* **Work required**
Select lines where the word "React" appears.

* **Recorded information**
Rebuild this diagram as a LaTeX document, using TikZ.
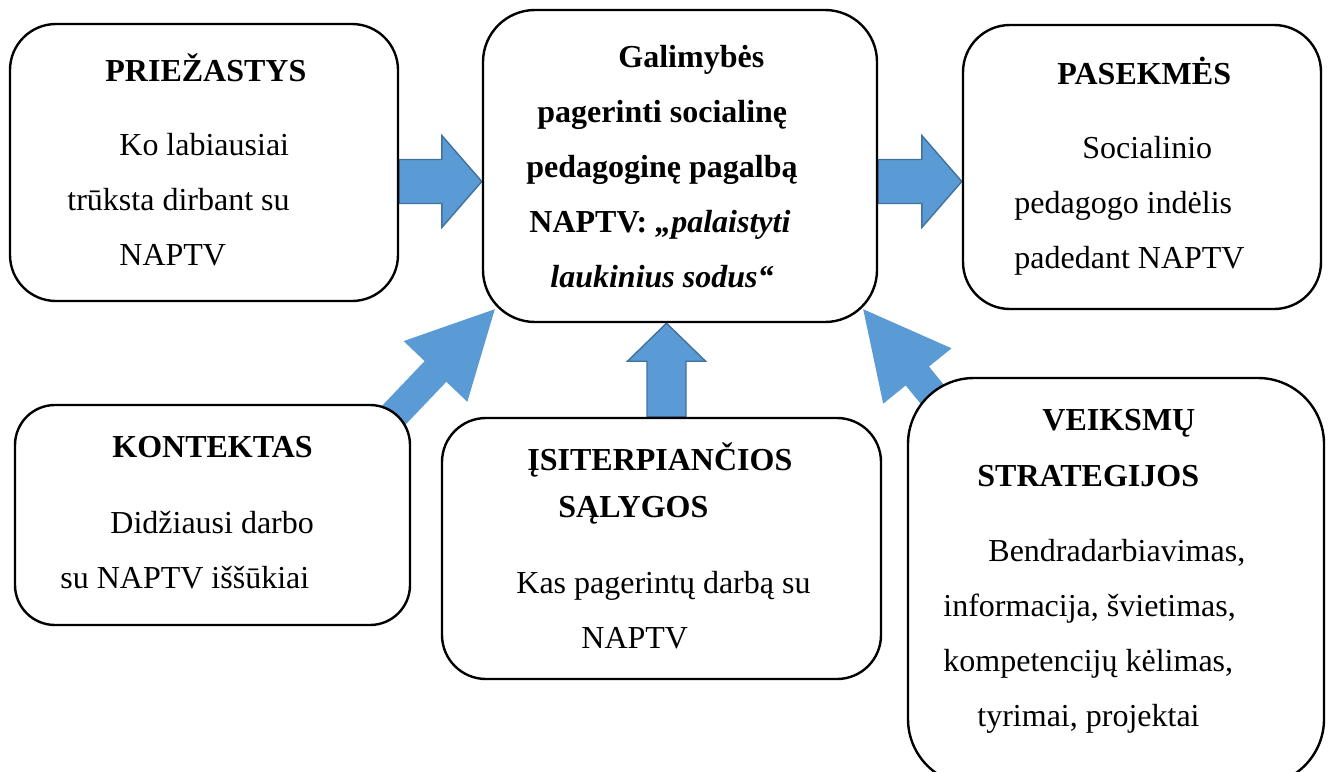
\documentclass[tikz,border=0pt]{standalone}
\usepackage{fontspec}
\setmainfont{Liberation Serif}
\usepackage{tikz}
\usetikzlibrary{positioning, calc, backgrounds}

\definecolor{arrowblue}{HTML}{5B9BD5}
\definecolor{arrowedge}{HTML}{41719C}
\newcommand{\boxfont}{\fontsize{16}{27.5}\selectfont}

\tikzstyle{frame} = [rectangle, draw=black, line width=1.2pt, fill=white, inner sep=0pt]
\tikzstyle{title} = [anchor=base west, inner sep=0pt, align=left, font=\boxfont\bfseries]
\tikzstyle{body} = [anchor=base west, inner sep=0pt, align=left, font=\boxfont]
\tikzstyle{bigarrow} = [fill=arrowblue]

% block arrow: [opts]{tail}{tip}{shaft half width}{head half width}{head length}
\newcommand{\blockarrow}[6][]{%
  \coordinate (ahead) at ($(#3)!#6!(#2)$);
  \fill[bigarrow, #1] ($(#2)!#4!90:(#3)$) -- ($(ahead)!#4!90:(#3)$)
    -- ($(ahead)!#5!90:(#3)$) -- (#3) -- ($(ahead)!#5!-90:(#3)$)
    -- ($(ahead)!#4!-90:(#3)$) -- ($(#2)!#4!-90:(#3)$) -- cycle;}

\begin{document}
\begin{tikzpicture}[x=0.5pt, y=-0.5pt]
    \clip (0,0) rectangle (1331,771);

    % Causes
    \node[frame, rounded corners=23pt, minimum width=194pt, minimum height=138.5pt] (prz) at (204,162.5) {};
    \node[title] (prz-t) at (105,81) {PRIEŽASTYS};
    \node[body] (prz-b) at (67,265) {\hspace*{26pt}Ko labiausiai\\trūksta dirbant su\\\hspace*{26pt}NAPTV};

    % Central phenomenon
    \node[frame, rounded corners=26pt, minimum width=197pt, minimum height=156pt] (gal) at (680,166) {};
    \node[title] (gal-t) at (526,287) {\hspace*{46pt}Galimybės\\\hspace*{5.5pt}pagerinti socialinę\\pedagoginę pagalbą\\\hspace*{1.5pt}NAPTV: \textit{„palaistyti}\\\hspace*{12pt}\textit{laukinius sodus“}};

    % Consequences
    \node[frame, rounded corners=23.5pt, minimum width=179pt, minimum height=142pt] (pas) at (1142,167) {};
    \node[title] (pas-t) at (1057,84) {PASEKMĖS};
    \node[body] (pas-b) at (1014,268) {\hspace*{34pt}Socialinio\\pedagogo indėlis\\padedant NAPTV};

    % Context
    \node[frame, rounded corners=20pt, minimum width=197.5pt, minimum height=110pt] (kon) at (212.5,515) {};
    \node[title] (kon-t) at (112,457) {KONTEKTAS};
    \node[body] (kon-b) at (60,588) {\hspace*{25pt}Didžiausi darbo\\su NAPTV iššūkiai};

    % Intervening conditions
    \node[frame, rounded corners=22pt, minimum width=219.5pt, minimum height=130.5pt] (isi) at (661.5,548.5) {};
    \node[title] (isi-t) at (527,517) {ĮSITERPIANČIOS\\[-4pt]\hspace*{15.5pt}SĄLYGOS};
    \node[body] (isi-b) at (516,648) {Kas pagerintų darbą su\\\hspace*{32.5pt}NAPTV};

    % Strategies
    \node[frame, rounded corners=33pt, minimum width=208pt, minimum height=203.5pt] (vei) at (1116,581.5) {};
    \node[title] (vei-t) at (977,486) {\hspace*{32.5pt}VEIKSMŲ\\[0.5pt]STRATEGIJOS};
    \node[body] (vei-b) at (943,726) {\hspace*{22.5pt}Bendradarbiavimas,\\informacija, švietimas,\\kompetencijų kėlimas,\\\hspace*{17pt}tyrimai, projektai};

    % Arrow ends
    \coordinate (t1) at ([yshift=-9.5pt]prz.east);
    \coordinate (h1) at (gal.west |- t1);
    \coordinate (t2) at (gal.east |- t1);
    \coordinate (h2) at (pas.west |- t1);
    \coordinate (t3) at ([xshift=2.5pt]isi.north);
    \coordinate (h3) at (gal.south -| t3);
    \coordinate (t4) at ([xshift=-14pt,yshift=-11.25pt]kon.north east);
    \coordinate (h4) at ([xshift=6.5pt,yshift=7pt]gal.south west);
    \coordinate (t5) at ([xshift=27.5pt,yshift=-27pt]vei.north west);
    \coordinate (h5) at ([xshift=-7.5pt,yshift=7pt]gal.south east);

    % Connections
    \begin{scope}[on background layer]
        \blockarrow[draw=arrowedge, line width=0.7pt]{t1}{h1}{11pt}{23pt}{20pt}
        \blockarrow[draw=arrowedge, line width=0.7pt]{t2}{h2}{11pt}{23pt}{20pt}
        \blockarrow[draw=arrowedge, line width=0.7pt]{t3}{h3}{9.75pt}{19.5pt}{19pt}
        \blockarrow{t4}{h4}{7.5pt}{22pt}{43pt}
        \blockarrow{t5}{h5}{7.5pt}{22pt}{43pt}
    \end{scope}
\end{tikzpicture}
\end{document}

---

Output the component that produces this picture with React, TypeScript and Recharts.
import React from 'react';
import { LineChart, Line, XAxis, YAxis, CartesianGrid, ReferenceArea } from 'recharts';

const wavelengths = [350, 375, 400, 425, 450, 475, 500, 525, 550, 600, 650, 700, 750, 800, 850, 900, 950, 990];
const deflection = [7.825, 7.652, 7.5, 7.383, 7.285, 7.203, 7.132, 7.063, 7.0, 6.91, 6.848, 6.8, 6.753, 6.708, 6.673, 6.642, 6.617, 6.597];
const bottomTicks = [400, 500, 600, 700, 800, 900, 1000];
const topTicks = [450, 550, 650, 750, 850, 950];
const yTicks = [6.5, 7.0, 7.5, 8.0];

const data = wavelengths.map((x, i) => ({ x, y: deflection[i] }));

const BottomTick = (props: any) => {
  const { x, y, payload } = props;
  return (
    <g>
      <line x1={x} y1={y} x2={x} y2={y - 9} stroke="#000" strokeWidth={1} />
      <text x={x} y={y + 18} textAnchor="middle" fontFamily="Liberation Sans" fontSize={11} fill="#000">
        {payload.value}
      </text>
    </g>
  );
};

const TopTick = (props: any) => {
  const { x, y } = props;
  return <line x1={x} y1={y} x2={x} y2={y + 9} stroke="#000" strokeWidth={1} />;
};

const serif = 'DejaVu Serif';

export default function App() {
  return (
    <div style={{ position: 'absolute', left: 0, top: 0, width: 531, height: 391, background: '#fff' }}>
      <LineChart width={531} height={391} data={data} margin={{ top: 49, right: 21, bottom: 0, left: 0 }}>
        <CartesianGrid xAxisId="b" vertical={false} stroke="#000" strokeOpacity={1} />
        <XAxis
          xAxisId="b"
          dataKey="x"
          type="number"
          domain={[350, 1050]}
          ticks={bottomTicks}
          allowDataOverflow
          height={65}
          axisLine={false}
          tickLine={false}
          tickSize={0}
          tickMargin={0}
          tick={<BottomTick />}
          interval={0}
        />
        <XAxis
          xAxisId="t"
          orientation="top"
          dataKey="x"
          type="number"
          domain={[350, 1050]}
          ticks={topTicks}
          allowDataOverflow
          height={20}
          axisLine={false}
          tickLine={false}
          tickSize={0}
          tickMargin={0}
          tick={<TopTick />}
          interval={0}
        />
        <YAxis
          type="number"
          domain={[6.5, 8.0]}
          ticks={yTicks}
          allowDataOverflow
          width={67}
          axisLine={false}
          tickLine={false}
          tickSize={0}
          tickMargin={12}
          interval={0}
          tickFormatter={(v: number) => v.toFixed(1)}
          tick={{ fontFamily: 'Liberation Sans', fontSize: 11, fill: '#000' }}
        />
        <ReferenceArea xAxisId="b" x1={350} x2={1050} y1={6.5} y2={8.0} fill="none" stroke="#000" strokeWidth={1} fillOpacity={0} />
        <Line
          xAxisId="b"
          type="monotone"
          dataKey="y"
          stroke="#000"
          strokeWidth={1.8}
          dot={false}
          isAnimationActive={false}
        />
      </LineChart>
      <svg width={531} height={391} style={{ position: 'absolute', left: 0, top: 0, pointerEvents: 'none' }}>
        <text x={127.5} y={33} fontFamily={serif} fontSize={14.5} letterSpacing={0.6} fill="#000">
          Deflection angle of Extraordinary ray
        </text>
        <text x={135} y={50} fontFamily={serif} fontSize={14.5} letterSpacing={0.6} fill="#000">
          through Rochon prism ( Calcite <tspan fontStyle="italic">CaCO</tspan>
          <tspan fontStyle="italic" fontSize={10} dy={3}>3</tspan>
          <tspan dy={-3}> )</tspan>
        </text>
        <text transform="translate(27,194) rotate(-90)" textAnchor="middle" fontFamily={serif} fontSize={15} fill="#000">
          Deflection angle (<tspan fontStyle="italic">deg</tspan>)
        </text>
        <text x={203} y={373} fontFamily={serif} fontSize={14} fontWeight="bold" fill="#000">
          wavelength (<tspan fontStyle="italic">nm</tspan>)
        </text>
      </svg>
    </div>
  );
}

* **Correct answer**
Output the component that produces this picture with React, TypeScript and Recharts.
import React from 'react';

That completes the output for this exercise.